What’s also needed is the right governance structure. This goes beyond data governance and more into process governance. As you’ve seen here, I’m advocating for more of a bottom-up approach, where you start with the question and work your way towards an answer, as opposed to setting up all the data first and then trying to figure out what questions can be answered with that data. With the suggested approach, you need a way to very quickly resolve, in case of ambiguity, who owns the data, who can access it and for what reasons. Mining your own LOB’s data works well, but to really get the biggest bang for the buck, you have to be able to explore other LOBs’ data, and nothing kills progress faster than taking six months to figure out who owns the data and if access can be granted. As this approach is used to solve more and more problems, the amount of data that is available for modelling and analytics expands.
We also have to realize that modeling and analysis is not a one-shot deal. You are not going to get the perfect model right off the bat. This is an iterative process. New info will come to light that could wildly change how a model performs, and old data could lose its predictive power.
Finally, I’d like to highlight that these suggestions do not alter your digital transformation journey. They fit neatly within it and enhance it.

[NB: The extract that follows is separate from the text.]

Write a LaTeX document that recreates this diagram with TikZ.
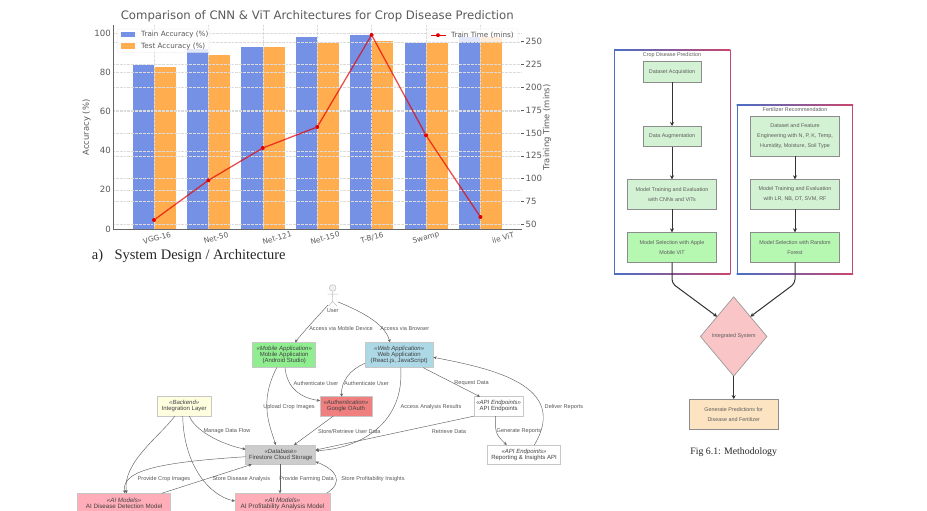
\documentclass[tikz,border=0pt]{standalone}
\usepackage{fontspec}
\setmainfont{Liberation Sans}
\newfontfamily\capfont{Liberation Serif}
\newfontfamily\chartfont{DejaVu Sans}
\usetikzlibrary{positioning, shapes.geometric, arrows.meta}
\definecolor{trainblue}{HTML}{7491E6}
\definecolor{testorange}{HTML}{FFAD4F}
\definecolor{charttext}{HTML}{5A5A5A}
\definecolor{boxblue}{HTML}{4A6FC4}
\definecolor{boxred}{HTML}{C9466E}
\definecolor{flowgreen}{HTML}{D3F2D3}
\definecolor{pickgreen}{HTML}{B6F7B2}
\definecolor{flowtext}{HTML}{5C5C5C}
\definecolor{diamondpink}{HTML}{FAC5C6}
\tikzset{
	charttick/.style ={
		font={\chartfont\fontsize{8.6}{9}\selectfont},
		text=charttext,
		inner sep=0pt,
	},
	chartaxis/.style ={
		font={\chartfont\fontsize{8.4}{9}\selectfont},
		text=charttext,
		inner sep=0pt,
	},
	catlabel/.style ={
		font={\chartfont\fontsize{7.4}{8}\selectfont},
		text=charttext,
		inner sep=0pt,
		rotate=15,
	},
	legendtext/.style ={
		font={\chartfont\fontsize{7.2}{8}\selectfont},
		text=charttext,
		inner sep=0pt,
		anchor=west,
	},
	gridline/.style ={
		black!14,
		densely dotted,
		line width=0.35pt,
	},
	umlbox/.style ={
		draw=black!22,
		line width=0.5pt,
		align=center,
		inner sep=0pt,
		outer sep=0pt,
		text=black!75,
		font={\fontsize{6}{6}\selectfont},
	},
	umllabel/.style ={
		inner sep=0pt,
		text=black!65,
		font={\fontsize{5.6}{6}\selectfont},
	},
	umledge/.style ={
		draw=black!62,
		line width=0.45pt,
		-{Stealth[length=3.2pt,width=3pt]},
	},
	flowbox/.style ={
		draw=black!45,
		line width=0.7pt,
		fill=flowgreen,
		align=center,
		inner sep=0pt,
		outer sep=0pt,
		text=flowtext,
		font={\fontsize{5.4}{10}\selectfont},
	},
	flowedge/.style ={
		draw=black!80,
		line width=1pt,
		-{Stealth[length=4pt,width=4pt]},
	},
	boxtitle/.style ={
		inner sep=0pt,
		text=flowtext,
		font={\fontsize{5.4}{6}\selectfont},
	},
}
\begin{document}
\begin{tikzpicture}[x=1pt,y=-1pt]
	\useasboundingbox (0,0) rectangle (927,511);
	\fill[white] (0,0) rectangle (927,511);

	% bar chart
	\foreach \i/\trainacc/\testacc in {0/84/83,1/92/89,2/93/93,3/98/95,4/99/96,5/95/95,6/98/98}{
		\pgfmathsetmacro{\xpos}{154+54.4*\i}
		\fill[trainblue] (\xpos-21.4,229) rectangle (\xpos,229-1.957*\trainacc);
		\fill[testorange] (\xpos,229) rectangle (\xpos+21.7,229-1.957*\testacc);
		\draw[gridline] (\xpos,25) -- (\xpos,229);
	}
	\foreach \v in {0,20,40,60,80,100}{
		\draw[gridline] (113,229-1.957*\v) -- (521,229-1.957*\v);
		\node[charttick,anchor=east] (acc\v) at (111,229-1.957*\v) {\v};
	}
	\foreach \t in {50,75,100,125,150,175,200,225,250}{
		\draw[gridline] (113,224.3-0.913*\t+45.65) -- (521,224.3-0.913*\t+45.65);
		\draw[charttext,line width=0.5pt] (521,224.3-0.913*\t+45.65) -- (524,224.3-0.913*\t+45.65);
		\node[charttick,anchor=west] (time\t) at (525.5,224.3-0.913*\t+45.65) {\t};
	}
	\draw[black!60,line width=0.9pt] (113.3,25) -- (113.3,229) -- (522,229);
	\node[chartaxis,rotate=90] (accaxis) at (86.5,127.5) {Accuracy (\%)};
	\node[chartaxis,rotate=90] (timeaxis) at (547,127.5) {Training Time (mins)};
	\node[inner sep=0pt,text=charttext,font={\chartfont\fontsize{11.7}{12}\selectfont}] (charttitle) at (317.3,16.5) {Comparison of CNN \& ViT Architectures for Crop Disease Prediction};
	\foreach \i/\tx/\ty/\tname in {0/157/238/{VGG-16},1/216/238/{Net-50},2/277/238/{Net-121},3/325/238/{Net-150},4/372/238/{T-B/16},5/426/238/{Swamp},6/503/238/{ile ViT}}{
		\node[catlabel] (cat\i) at (\tx,\ty) {\tname};
	}

	% train time line
	\foreach \i/\tx/\ty in {0/154/220,1/208.4/180.3,2/262.8/148,3/317.2/127,4/371.6/35,5/426/135.3,6/480.4/217}{
		\node[circle,fill=red!90!black,inner sep=0pt,minimum size=4pt,outer sep=0pt] (pt\i) at (\tx,\ty) {};
	}
	\draw[red!90!black,opacity=0.7,line width=1.3pt] (pt0) -- (pt1) -- (pt2) -- (pt3) -- (pt4) -- (pt5) -- (pt6);

	% legends
	\fill[white,opacity=0.8,draw=black!12,line width=0.3pt,rounded corners=1pt] (117.7,29) rectangle (210,52.7);
	\fill[trainblue] (120.5,32.2) rectangle (135,37.5);
	\fill[testorange] (120.5,43.5) rectangle (135,48.8);
	\node[legendtext] (legtrain) at (141,35) {Train Accuracy (\%)};
	\node[legendtext] (legtest) at (141,46.2) {Test Accuracy (\%)};
	\fill[white,opacity=0.8,draw=black!12,line width=0.3pt,rounded corners=1pt] (428,29) rectangle (518,42);
	\node[circle,fill=red!90!black,inner sep=0pt,minimum size=4pt] (legpt) at (438,35.2) {};
	\draw[red!90!black,line width=0.8pt] (430.5,35.2) -- (446,35.2);
	\node[legendtext] (legtime) at (451,35.2) {Train Time (mins)};

	\node[inner sep=0pt,anchor=west,text=black!85,font={\capfont\fontsize{14.5}{15}\selectfont}] (capa) at (91.7,256) {a)};
	\node[inner sep=0pt,anchor=west,text=black!85,font={\capfont\fontsize{14.5}{15}\selectfont}] (capsys) at (114.3,256) {System Design / Architecture};

	% uml actor
	\draw[black!25,fill=black!6,line width=0.5pt] (332.7,288) circle (3.3);
	\draw[black!25,line width=0.5pt] (332.7,291.3) -- (332.7,301.5) (327.5,294) -- (338,294) (332.7,301.5) -- (328.5,306) (332.7,301.5) -- (337,306);
	\node[umllabel] (user) at (332.7,311) {User};
	\coordinate (userl) at (328,305);
	\coordinate (userr) at (338,302);

	% uml boxes
	\node[umlbox,fill={rgb,255:red,144;green,238;blue,144},minimum width=63pt,minimum height=25.4pt] (mobile) at (284.2,355) {\textit{«Mobile Application»}\\Mobile Application\\(Android Studio)};
	\node[umlbox,fill={rgb,255:red,173;green,216;blue,230},minimum width=68.3pt,minimum height=25.4pt] (web) at (399.2,355) {\textit{«Web Application»}\\Web Application\\(React.js, JavaScript)};
	\node[umlbox,fill={rgb,255:red,240;green,128;blue,128},minimum width=52pt,minimum height=19.4pt] (oauth) at (346,406.4) {\textit{«Authentication»}\\Google OAuth};
	\node[umlbox,fill=white,minimum width=49.3pt,minimum height=19.4pt] (api) at (498.7,406.4) {\textit{«API Endpoints»}\\API Endpoints};
	\node[umlbox,fill={rgb,255:red,255;green,255;blue,224},minimum width=53.7pt,minimum height=19.6pt] (backend) at (184.2,406.2) {\textit{«Backend»}\\Integration Layer};
	\node[umlbox,fill=black!20,minimum width=70pt,minimum height=19.4pt] (firestore) at (280.7,454.7) {\textit{«Database»}\\Firestore Cloud Storage};
	\node[umlbox,fill=white,minimum width=72.6pt,minimum height=19.4pt] (reports) at (524,454.7) {\textit{«API Endpoints»}\\Reporting \& Insights API};
	\node[umlbox,fill={rgb,255:red,255;green,174;blue,185},minimum width=93pt,minimum height=26pt,anchor=north,font={\fontsize{6.2}{6}\selectfont}] (aidisease) at (124.2,493.3) {\textit{«AI Models»}\\AI Disease Detection Model\\\mbox{}};
	\node[umlbox,fill={rgb,255:red,255;green,174;blue,185},minimum width=95pt,minimum height=26pt,anchor=north,font={\fontsize{6.4}{6}\selectfont}] (aiprofit) at (282.5,493.3) {\textit{«AI Models»}\\AI Profitability Analysis Model\\\mbox{}};

	% uml connectors
	\draw[umledge] (userl) .. controls +(-10,11) and +(9,-11) .. ([xshift=10.8pt]mobile.north);
	\draw[umledge] (userr) .. controls +(25,10) and +(-5,-18) .. ([xshift=-9.2pt]web.north);
	\draw[umledge] ([xshift=0.8pt]mobile.south) .. controls +(2,20) and +(-20,-3) .. ([yshift=5.7pt]oauth.west);
	\draw[umledge] ([yshift=4.4pt]web.south west) .. controls +(-15,6) and +(-1,-15) .. ([xshift=-4.3pt]oauth.north);
	\draw[umledge] ([xshift=-7.5pt]mobile.south) .. controls +(-18,35) and +(-6,-20) .. ([xshift=-5pt]firestore.north);
	\draw[umledge] ([xshift=-12.7pt]oauth.south) -- ([xshift=13.3pt]firestore.north);
	\draw[umledge] ([xshift=1.5pt]web.south) .. controls +(4,55) and +(45,-2) .. ([yshift=4pt]firestore.east);
	\draw[umledge] ([xshift=24pt]web.south) -- ([xshift=-18.7pt]api.north);
	\draw[umledge] (api.south west) -- ([yshift=4.7pt]firestore.east);
	\draw[umledge] ([xshift=-3pt]api.south) .. controls +(-2,18) and +(-8,-8) .. ([xshift=-17.3pt]reports.north);
	\draw[umledge] ([xshift=10.3pt]reports.north) .. controls +(36,-60) and +(57,11) .. ([yshift=-2.3pt]web.east);
	\draw[umledge] ([xshift=5.1pt]backend.south) .. controls +(5,14) and +(-25,-5) .. ([yshift=5.4pt]firestore.west);
	\draw[umledge] ([xshift=-9.2pt]backend.south) .. controls +(-15,20) and +(-5,-30) .. ([xshift=2.5pt]aidisease.north);
	\draw[umledge] ([xshift=-1.5pt]backend.south) .. controls +(1,50) and +(-25,-5) .. ([yshift=5.3pt]aiprofit.west);
	\draw[umledge] ([yshift=-2pt]firestore.west) .. controls +(-75,5) and +(-5,-25) .. ([xshift=0.8pt]aidisease.north);
	\draw[umledge] ([xshift=37.5pt]aidisease.north) -- ([xshift=-29pt]firestore.south);
	\draw[umledge] ([xshift=-0.7pt]firestore.south) -- ([xshift=-2.5pt]aiprofit.north);
	\draw[umledge] ([xshift=44.2pt]aiprofit.north) .. controls +(18,-12) and +(20,8) .. ([yshift=2.7pt]firestore.south east);

	% uml connector labels
	\node[umllabel] (lblmobile) at (341,328.7) {Access via Mobile Device};
	\node[umllabel] (lblweb) at (404.7,328.7) {Access via Browser};
	\node[umllabel] (lblauthm) at (316,383) {Authenticate User};
	\node[umllabel] (lblauthw) at (366.5,383) {Authenticate User};
	\node[umllabel] (lblrequest) at (471.5,383) {Request Data};
	\node[umllabel] (lblupload) at (289,407) {Upload Crop Images};
	\node[umllabel] (lblaccess) at (431,407) {Access Analysis Results};
	\node[umllabel] (lbldeliver) at (564,407) {Deliver Reports};
	\node[umllabel] (lblmanage) at (227,431) {Manage Data Flow};
	\node[umllabel] (lblstore) at (349.3,431) {Store/Retrieve User Data};
	\node[umllabel] (lblretrieve) at (449,431) {Retrieve Data};
	\node[umllabel] (lblgenerate) at (519,431) {Generate Reports};
	\node[umllabel] (lblcrop) at (164,479) {Provide Crop Images};
	\node[umllabel] (lbldisease) at (241.3,479) {Store Disease Analysis};
	\node[umllabel] (lblfarming) at (306.5,479) {Provide Farming Data};
	\node[umllabel] (lblinsights) at (373,479) {Store Profitability Insights};

	% methodology containers
	\draw[boxblue,line width=0.8pt] (614.3,50) -- (614.3,274.3);
	\draw[boxred,line width=0.8pt] (730,50) -- (730,274.3);
	\shade[left color=boxblue,right color=boxred] (614,49.6) rectangle (730.4,50.4);
	\shade[left color=boxblue,right color=boxred] (614,273.9) rectangle (730.4,274.7);
	\draw[boxblue,line width=0.8pt] (737,105) -- (737,274.3);
	\draw[boxred,line width=0.8pt] (852.7,105) -- (852.7,274.3);
	\shade[left color=boxblue,right color=boxred] (736.6,104.6) rectangle (853.1,105.4);
	\shade[left color=boxblue,right color=boxred] (736.6,273.9) rectangle (853.1,274.7);
	\node[boxtitle] (croptitle) at (672,55) {Crop Disease Prediction};
	\node[boxtitle] (fertitle) at (795,109.8) {Fertilizer Recommendation};

	% methodology flow
	\node[flowbox,minimum width=57.7pt,minimum height=20.6pt] (dataacq) at (672,72) {Dataset Acquisition};
	\node[flowbox,minimum width=57.7pt,minimum height=20.6pt,below=43.7pt of dataacq] (dataaug) {Data Augmentation};
	\node[flowbox,minimum width=89pt,minimum height=30pt,below=32.7pt of dataaug] (croptrain) {Model Training and Evaluation\\with CNNs and ViTs};
	\node[flowbox,fill=pickgreen,minimum width=89pt,minimum height=30pt,below=23pt of croptrain] (cropselect) {Model Selection with Apple\\Mobile ViT};
	\node[flowbox,minimum width=89pt,minimum height=39.6pt] (ferdata) at (795,136.5) {Dataset and Feature\\Engineering with N, P, K, Temp,\\Humidity, Moisture, Soil Type};
	\node[flowbox,minimum width=89pt,minimum height=30pt,below=23pt of ferdata] (fertrain) {Model Training and Evaluation\\with LR, NB, DT, SVM, RF};
	\node[flowbox,fill=pickgreen,minimum width=89pt,minimum height=30pt,below=23pt of fertrain] (ferselect) {Model Selection with Random\\Forest};
	\node[diamond,draw=black!40,line width=0.7pt,fill=diamondpink,inner sep=0pt,outer sep=0pt,minimum width=66.4pt,minimum height=79.3pt,text=flowtext,font={\fontsize{5.4}{6}\selectfont}] (integrated) at (733.7,336.5) {Integrated System};
	\node[flowbox,fill={rgb,255:red,252;green,228;blue,194},minimum width=88.4pt,minimum height=30.6pt,below=23pt of integrated] (generate) {Generate Predictions for\\Disease and Fertilizer};

	\draw[flowedge] (dataacq) -- (dataaug);
	\draw[flowedge] (dataaug) -- (croptrain);
	\draw[flowedge] (croptrain) -- (cropselect);
	\draw[flowedge] (ferdata) -- (fertrain);
	\draw[flowedge] (fertrain) -- (ferselect);
	\draw[flowedge,rounded corners=4pt] (cropselect.south) -- ++(0,21) -- (integrated.north west);
	\draw[flowedge,rounded corners=4pt] (ferselect.south) -- ++(0,21) -- (integrated.north east);
	\draw[flowedge] (integrated) -- (generate);

	\node[inner sep=0pt,text=black!85,font={\capfont\fontsize{9.8}{11}\selectfont}] (capfig) at (733.7,452.5) {Fig 6.1: Methodology};
\end{tikzpicture}
\end{document}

You get to improve your operations by focusing on the data
With more data, more timely data, and better data, you get to:
- compete more effectively by offering innovative products like earned wage access, which relies on timely chequing account data to offer what are effectively micro-loans to users who might not otherwise qualify for a credit card or a larger, longer-term loan. This allows customers to form a tighter relationship with your institution and gives you the ability to put a significant dent into predatory lending.
- improve your operations by more readily tackling issues like attrition and fraud.
- arm yourself against changing market conditions. Government, through the open banking themed legislation, is looking to give much more visibility into, and ownership over, the data that is generated about consumers, to consumers. At the extreme, think about a consumer being able to automatically dictate what data can be used, and shared, and with whom. Generally, the entity collecting the data should be immune from those rules, but third party data is no longer as valuable, because a bunch of large holes that could develop in a privacy-conscious customer’s profile if they decline to allow third party data providers to see their data.
All of this additional data is really meant to uncover hard-to-determine patterns in a more timely manner, to drive business outcomes like growth and loss mitigation. The innovative insights you get from this data give you a customer’s full, 360-degree view, their lifetime value and competitive intelligence on what these customers might be doing with other banks.
Additionally, in Canada, the maximum term you can keep data is seven years. Similar rules exist in other countries. This is barely enough time to cover one business cycle. This means that the older data you delete without first having analyzed it properly is literally money down the drain.
I hope you got a sense of how much data you are sitting on, the untapped value of that data, and the fact that it is not that difficult to start making headway in realizing said value, so that you can give customers personalization and innovation, satisfy regulator demands, utilize talent more efficiently, reduce technical debt, provide shareholders with better performance and compete effectively with existing and new entrants.